Bad week for PIC CEO Abel Sithole

The organisation’s attitude towards whistle-blowers is a sign of dubious priorities

A good week for Daniel Thulare

Judge Daniel Thulare of the Western Cape High Court has put a legal finger on suspicions that the wheels of justice in the province, while turning slowly, might in some cases not turn at all. He has highlighted some questionable events in the Cape Town magistrate’s court, where vital documents were being kept in a case he is hearing. The papers, which detail gang capture of senior police elements, were mysteriously destroyed. No wonder the DA has been calling for the local government to be able to appoint the provincial police commissioner.

Public Investment Corporation CEO Abel Sithole. Picture: FREDDY MAVUNDA
Public Investment Corporation CEO Abel Sithole. Picture: FREDDY MAVUNDA

A bad week for Abel Sithole

Abel Sithole, the CEO of the Public Investment Corp (PIC), clearly feels he needn’t account to the public for what is happening at Africa’s largest fund manager, even though he’s really just an asset manager for government employees.

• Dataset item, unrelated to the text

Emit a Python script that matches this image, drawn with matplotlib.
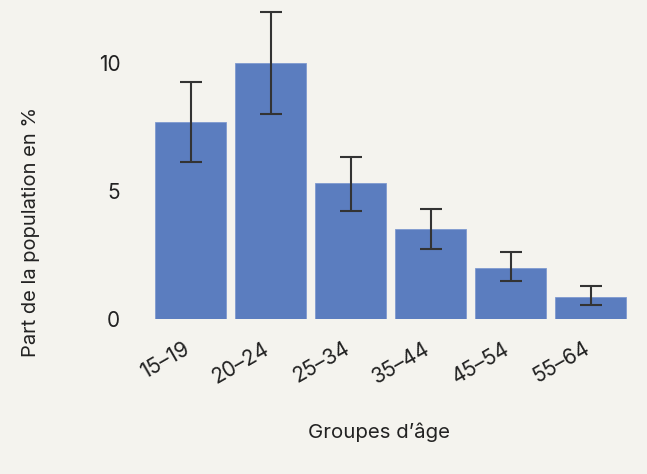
import numpy as np
import matplotlib
matplotlib.use("Agg")
import matplotlib.pyplot as plt
import matplotlib.transforms as mtransforms

plt.rcParams['font.family'] = ['Inter', 'DejaVu Sans']

# données
groupes = ['15–19', '20–24', '25–34', '35–44', '45–54', '55–64']
part = [7.7, 10.0, 5.3, 3.5, 2.0, 0.85]
err_haut = [9.25, 12.0, 6.33, 4.3, 2.62, 1.28]
err_bas = [6.13, 8.02, 4.22, 2.73, 1.48, 0.55]

bg = '#f4f3ee'
bleu = '#5b7dbf'
texte = '#222222'

fig = plt.figure(figsize=(6.47, 4.74), dpi=100, facecolor=bg)
ax = fig.add_axes([0.233, 0.327, 0.742, 0.659])
ax.set_facecolor(bg)

x = np.arange(len(groupes))
yerr = [np.array(part) - np.array(err_bas), np.array(err_haut) - np.array(part)]
ax.bar(x, part, width=0.89, color=bleu, edgecolor='#7f9ad0', linewidth=0.6)
ax.errorbar(x, part, yerr=yerr, fmt='none', ecolor='#333333', elinewidth=1.5,
            capsize=8, capthick=1.5)

ax.set_xlim(-0.5, 5.5)
ax.set_ylim(0, 12.2)
ax.set_yticks([0, 5, 10])
ax.set_xticks(x)
ax.set_xticklabels(groupes, rotation=30, ha='right', rotation_mode='anchor')
for s in ax.spines.values():
    s.set_visible(False)
ax.tick_params(axis='y', length=0, pad=22, labelsize=15, labelcolor=texte)
ax.tick_params(axis='x', length=0, pad=14, labelsize=15, labelcolor=texte)

# décaler un peu les étiquettes vers la gauche
decal = mtransforms.ScaledTranslation(-8 / 100, 0, fig.dpi_scale_trans)
for lab in ax.get_xticklabels():
    lab.set_transform(lab.get_transform() + decal)

ax.set_ylabel('Part de la population en %', fontsize=14.5, color=texte)
ax.yaxis.set_label_coords(-0.23, 0.28)
ax.set_xlabel("Groupes d’âge", fontsize=14.7, color=texte)
ax.xaxis.set_label_coords(0.475, -0.33)

fig.savefig('out.png', dpi=100, facecolor=bg)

Revelations this week that R57m has been spent by one of its invested companies, Daybreak Farms, trying to purge whistle-blowers, are alarming. And yet the PIC remains mum, even though it would seem state funds have been used to muzzle whistle-blowers. The PIC has been notoriously media shy for months, which does its clients — the pensioners whose money it’s actually managing — no favours.